"Railroad" generally has a strong negative connotation IME, when used with respect to RPGs. If one extreme on your continuum is "bad", then a lot of people will tend to infer that the other extreme is "good".
Why would anyone infer that? I, in fact, earlier in this thread, specifically
excluded any such inference from my post by stating, more than once, that
both endpoints of the spectrum are equally undesireable.
coyote6 said:
If that's the continuum -- "good sandbox" to "bad railroad", then any discussion of where someone's game falls on that continuum turns into a question of "how bad is your game?" That seems to be a good way to start a fairly pointless argument, IME.
I have no idea what to say to that. If someone interprets my posts a certain way that are the complete opposite of what I actually said, no matter how clearly I emphasized and re-emphasized the point, then I might be starting a pointless argument?
There are no words...
coyote6 said:
That seems to imply that if a self-described sandbox GM, who has laid out a plethora of plot hooks, and has locations all over a map set up, starts a game for a new group, and the players latch on to the first plot hook they find and doggedly follow it and all its consequences over the course of 15 levels, he is actually running a railroad game, because his campaign is indistinguishable from a game where the only plot hook was that one.
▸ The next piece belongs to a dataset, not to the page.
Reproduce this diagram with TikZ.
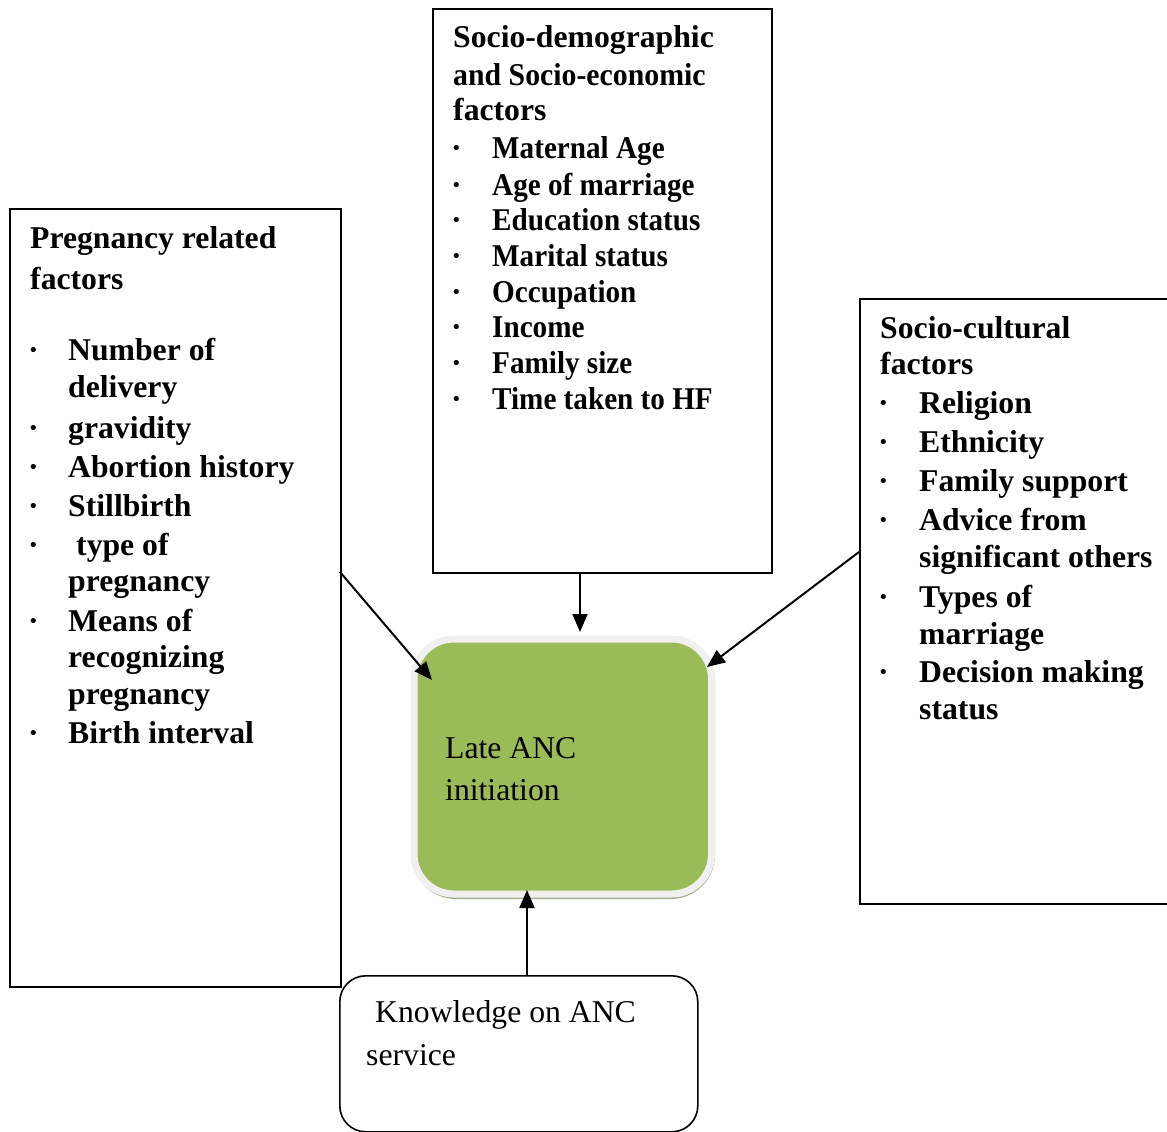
\documentclass[tikz,border=0pt]{standalone}
\usepackage{fontspec}
\usepackage{graphicx}
\setmainfont{Liberation Serif}
\usetikzlibrary{arrows.meta}
\definecolor{olivegreen}{HTML}{9BBB59}
\definecolor{lightrim}{HTML}{F0F0F0}
\definecolor{shadowgreen}{HTML}{A4B290}
\begin{document}
\begin{tikzpicture}[x=1pt,y=-1pt,
  boxline/.style={draw=black, line width=2pt, anchor=north west, inner sep=0pt},
  bold/.style={anchor=base west, inner sep=0pt, font=\fontsize{31.7}{36}\selectfont\bfseries},
  plain/.style={anchor=base west, inner sep=0pt, font=\fontsize{31.7}{36}\selectfont},
  arr/.style={line width=2pt, -{Triangle[length=18pt,width=15pt]}}]
\useasboundingbox (0,0) rectangle (1167,1132);
\clip (0,0) rectangle (1167,1132);

% boxes
\node[boxline, minimum width=339pt, minimum height=564pt] (socio) at (432,8) {};
\node[boxline, minimum width=331pt, minimum height=778pt] (preg) at (9,208) {};
\node[boxline, minimum width=320pt, minimum height=605pt] (cult) at (859,298) {};
\node[draw=black, line width=1.6pt, rounded corners=26pt, anchor=north west, inner sep=0pt,
      minimum width=358pt, minimum height=156pt] (know) at (339,975) {};

% central box
\fill[shadowgreen, rounded corners=44pt] (412,637) rectangle (715,899);
\node[draw=lightrim, fill=olivegreen, line width=7pt, rounded corners=40pt, anchor=north west,
      inner sep=0pt, minimum width=297.5pt, minimum height=255pt] (core) at (410.5,635.5) {};

% socio-demographic text
\node[bold] (sh1) at (453,48) {Socio-demographic};
\node[bold] (sh2) at (453,85) {\scalebox{0.94}[1]{and Socio-economic}};
\node[bold] (sh3) at (453,120) {factors};
\foreach \t/\y [count=\i] in {Maternal Age/158, Age of marriage/195, Education status/230,
   Marital status/266, Occupation/302, Income/337, Family size/373, Time taken to HF/409}{
  \node[bold] (sb\i) at (451,\y) {·};
  \node[bold] (st\i) at (492,\y) {\scalebox{0.92}[1]{\t}};
}

% pregnancy text
\node[bold] (ph1) at (30,248) {Pregnancy related};
\node[bold] (ph2) at (30,289) {factors};
\foreach \y [count=\i] in {360,438,477,516,555,631,743}{
  \node[bold] (pb\i) at (28,\y) {·};
}
\foreach \t/\y [count=\i] in {Number of/360, delivery/397, gravidity/438, Abortion history/477,
   Stillbirth/516, pregnancy/591, Means of/631, recognizing/667, pregnancy/704, Birth interval/743}{
  \node[bold] (pt\i) at (68,\y) {\t};
}
\node[bold] (pt0) at (76,555) {type of};

% socio-cultural text
\node[bold] (ch1) at (880,338) {Socio-cultural};
\node[bold] (ch2) at (880,374) {factors};
\foreach \y [count=\i] in {413,452,491,530,607,682}{
  \node[bold] (cb\i) at (878,\y) {·};
}
\foreach \t/\y [count=\i] in {Religion/413, Ethnicity/452, Family support/491, Advice from/530,
   significant others/567, Types of/607, marriage/644, Decision making/682, status/719}{
  \node[bold] (ct\i) at (919,\y) {\t};
}

% central and knowledge text
\node[plain] (c1) at (445,758) {Late ANC};
\node[plain] (c2) at (445,800) {initiation};
\node[plain] (k1) at (375,1022) {Knowledge on ANC};
\node[plain] (k2) at (366,1065) {service};

% connectors
\coordinate (a1s) at (580,572);
\coordinate (a1e) at (580,632);
\coordinate (a2s) at (340,572);
\coordinate (a2e) at (432,680);
\coordinate (a3s) at (859,552);
\coordinate (a3e) at (707,667);
\coordinate (a4s) at (527,975);
\coordinate (a4e) at (527,890);
\draw[arr] (a1s) -- (a1e);
\draw[arr] (a2s) -- (a2e);
\draw[arr] (a3s) -- (a3e);
\draw[arr] (a4s) -- (a4e);
\end{tikzpicture}
\end{document}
Is that a valid conclusion? The players have to essentially wander around a lot, from adventure to adventure, otherwise it's not really a sandbox.
You sure seem to enjoy making bizarre inferences from my posts.
Of course that's not a valid conclusion. As I've said multiple times in this thread, a railroad is a game where the PCs have no significant choice. If a game follows a single thread from beginning to end, but the PCs
choose to follow that the entire time, and the reactions they are able to make with regards to that thread, then of course its not a railroad. I've never put forth any such definition, description or any material that in any ways could imply that I think otherwise.
The DM doesn't have to define the ways the PCs must respond. If the DM is anticipating the players storm the cult's hideout and slaughter 'em all, but instead the PCs dress up as cultists, sneak in, and spike the Cultists punchbowl with roofies, and stab them all in their sleep, that's the plot. It's that the PCs bit the hook (Disappearing people), which lead to Cultists, and PCs dealt with it. That's plot.
That's one valid definition of plot.
In the context of this discussion, it's obviously not the correct one.
That was you "forcing the discussion down paths of OD&D in particular". You named it. You arbitrarily excluded it.
No, really I didn't. I didn't name it at all, except in response to you. For the ...
fourth time now, I made an
off-hand reference to the fact that in the past a relatively more sandboxy style of running the game was perhaps more prevalent. That's it. Ese es todo. No hay mas.